Provided data:

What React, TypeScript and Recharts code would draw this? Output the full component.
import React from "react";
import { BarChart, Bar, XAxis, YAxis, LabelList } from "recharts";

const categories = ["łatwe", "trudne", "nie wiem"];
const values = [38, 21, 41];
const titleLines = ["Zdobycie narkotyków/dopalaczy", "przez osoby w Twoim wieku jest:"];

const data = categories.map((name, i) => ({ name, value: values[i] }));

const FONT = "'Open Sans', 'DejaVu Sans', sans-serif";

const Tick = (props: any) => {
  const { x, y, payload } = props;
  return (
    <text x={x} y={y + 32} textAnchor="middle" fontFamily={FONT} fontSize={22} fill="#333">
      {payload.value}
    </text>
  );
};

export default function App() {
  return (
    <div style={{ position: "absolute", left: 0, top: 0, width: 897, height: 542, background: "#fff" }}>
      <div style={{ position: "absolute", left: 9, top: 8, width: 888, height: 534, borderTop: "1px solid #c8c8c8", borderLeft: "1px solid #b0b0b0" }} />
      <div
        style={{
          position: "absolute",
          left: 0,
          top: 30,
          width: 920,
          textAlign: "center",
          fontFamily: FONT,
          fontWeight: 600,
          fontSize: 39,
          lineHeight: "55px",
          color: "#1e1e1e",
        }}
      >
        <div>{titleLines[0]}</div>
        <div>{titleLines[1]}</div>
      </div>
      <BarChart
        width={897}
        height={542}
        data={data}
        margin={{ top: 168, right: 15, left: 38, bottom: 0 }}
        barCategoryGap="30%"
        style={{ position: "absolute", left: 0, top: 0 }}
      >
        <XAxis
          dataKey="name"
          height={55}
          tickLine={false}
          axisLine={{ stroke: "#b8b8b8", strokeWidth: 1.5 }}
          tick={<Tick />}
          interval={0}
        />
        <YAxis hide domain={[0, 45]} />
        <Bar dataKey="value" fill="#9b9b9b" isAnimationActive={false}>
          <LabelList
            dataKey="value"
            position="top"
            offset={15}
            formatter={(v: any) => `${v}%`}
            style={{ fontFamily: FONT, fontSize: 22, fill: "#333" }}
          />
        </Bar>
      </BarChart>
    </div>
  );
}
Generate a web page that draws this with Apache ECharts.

---

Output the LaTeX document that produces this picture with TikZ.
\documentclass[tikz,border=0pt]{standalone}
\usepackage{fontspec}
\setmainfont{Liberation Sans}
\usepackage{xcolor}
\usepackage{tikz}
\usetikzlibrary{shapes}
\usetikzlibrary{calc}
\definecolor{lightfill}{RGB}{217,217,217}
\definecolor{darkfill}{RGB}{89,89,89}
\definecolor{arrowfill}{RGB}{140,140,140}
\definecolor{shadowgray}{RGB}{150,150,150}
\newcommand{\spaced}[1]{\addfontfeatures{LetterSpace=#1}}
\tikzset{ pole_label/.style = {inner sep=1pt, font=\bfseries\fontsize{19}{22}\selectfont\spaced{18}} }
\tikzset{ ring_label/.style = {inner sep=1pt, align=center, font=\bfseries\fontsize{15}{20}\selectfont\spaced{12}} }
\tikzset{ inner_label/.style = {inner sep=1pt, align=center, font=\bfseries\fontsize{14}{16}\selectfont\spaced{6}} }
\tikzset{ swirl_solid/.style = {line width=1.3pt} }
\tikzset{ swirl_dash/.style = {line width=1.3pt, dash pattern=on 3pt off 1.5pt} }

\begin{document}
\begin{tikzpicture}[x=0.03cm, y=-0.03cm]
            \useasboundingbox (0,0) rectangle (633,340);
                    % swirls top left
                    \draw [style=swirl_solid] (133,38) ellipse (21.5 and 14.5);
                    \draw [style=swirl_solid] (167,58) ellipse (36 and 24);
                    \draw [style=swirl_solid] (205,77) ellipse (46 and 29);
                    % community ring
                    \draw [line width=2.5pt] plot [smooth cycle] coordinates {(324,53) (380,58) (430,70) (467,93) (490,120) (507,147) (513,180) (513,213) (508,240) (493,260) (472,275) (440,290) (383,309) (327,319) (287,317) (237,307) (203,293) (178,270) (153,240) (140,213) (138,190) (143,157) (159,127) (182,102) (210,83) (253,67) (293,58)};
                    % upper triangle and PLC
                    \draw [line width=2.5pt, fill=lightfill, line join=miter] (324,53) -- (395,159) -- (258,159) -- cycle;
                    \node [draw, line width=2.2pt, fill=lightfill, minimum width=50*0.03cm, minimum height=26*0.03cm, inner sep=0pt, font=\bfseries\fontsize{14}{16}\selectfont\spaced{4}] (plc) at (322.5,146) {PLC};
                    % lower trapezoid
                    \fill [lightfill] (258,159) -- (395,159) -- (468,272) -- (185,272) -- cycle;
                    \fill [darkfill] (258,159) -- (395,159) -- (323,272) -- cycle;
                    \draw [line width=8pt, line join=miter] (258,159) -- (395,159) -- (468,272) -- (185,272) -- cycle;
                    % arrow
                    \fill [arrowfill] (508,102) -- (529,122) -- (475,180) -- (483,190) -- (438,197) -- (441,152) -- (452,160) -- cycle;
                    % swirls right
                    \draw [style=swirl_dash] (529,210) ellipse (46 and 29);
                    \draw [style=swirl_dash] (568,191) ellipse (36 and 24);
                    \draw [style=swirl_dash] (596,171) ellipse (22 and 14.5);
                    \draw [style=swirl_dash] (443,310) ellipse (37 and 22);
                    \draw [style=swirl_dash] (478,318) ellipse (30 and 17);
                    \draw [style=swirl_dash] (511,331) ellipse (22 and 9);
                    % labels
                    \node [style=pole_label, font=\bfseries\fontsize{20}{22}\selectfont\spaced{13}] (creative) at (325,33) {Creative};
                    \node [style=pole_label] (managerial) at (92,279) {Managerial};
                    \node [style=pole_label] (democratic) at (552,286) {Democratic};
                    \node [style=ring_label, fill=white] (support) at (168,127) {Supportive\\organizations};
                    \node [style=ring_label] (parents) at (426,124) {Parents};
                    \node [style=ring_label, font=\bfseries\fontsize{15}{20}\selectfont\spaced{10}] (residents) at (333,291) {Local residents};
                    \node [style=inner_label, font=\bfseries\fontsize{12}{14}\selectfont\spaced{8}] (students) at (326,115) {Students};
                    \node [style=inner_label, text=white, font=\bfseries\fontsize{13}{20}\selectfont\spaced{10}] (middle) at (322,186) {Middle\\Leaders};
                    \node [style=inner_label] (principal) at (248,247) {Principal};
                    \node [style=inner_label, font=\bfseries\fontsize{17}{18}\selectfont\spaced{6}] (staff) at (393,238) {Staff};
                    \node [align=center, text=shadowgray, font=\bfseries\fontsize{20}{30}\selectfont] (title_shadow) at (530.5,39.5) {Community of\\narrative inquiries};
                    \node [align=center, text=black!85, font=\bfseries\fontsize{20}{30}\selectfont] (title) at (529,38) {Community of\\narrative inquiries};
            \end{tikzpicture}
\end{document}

Exercise objective:
Using the entries above, repeat only the lines from the one containing "What React, TypeScript" through the one containing "osoby w Twoim", end lines included.

Final answer:
What React, TypeScript and Recharts code would draw this? Output the full component.
import React from "react";
import { BarChart, Bar, XAxis, YAxis, LabelList } from "recharts";

const categories = ["łatwe", "trudne", "nie wiem"];
const values = [38, 21, 41];
const titleLines = ["Zdobycie narkotyków/dopalaczy", "przez osoby w Twoim wieku jest:"];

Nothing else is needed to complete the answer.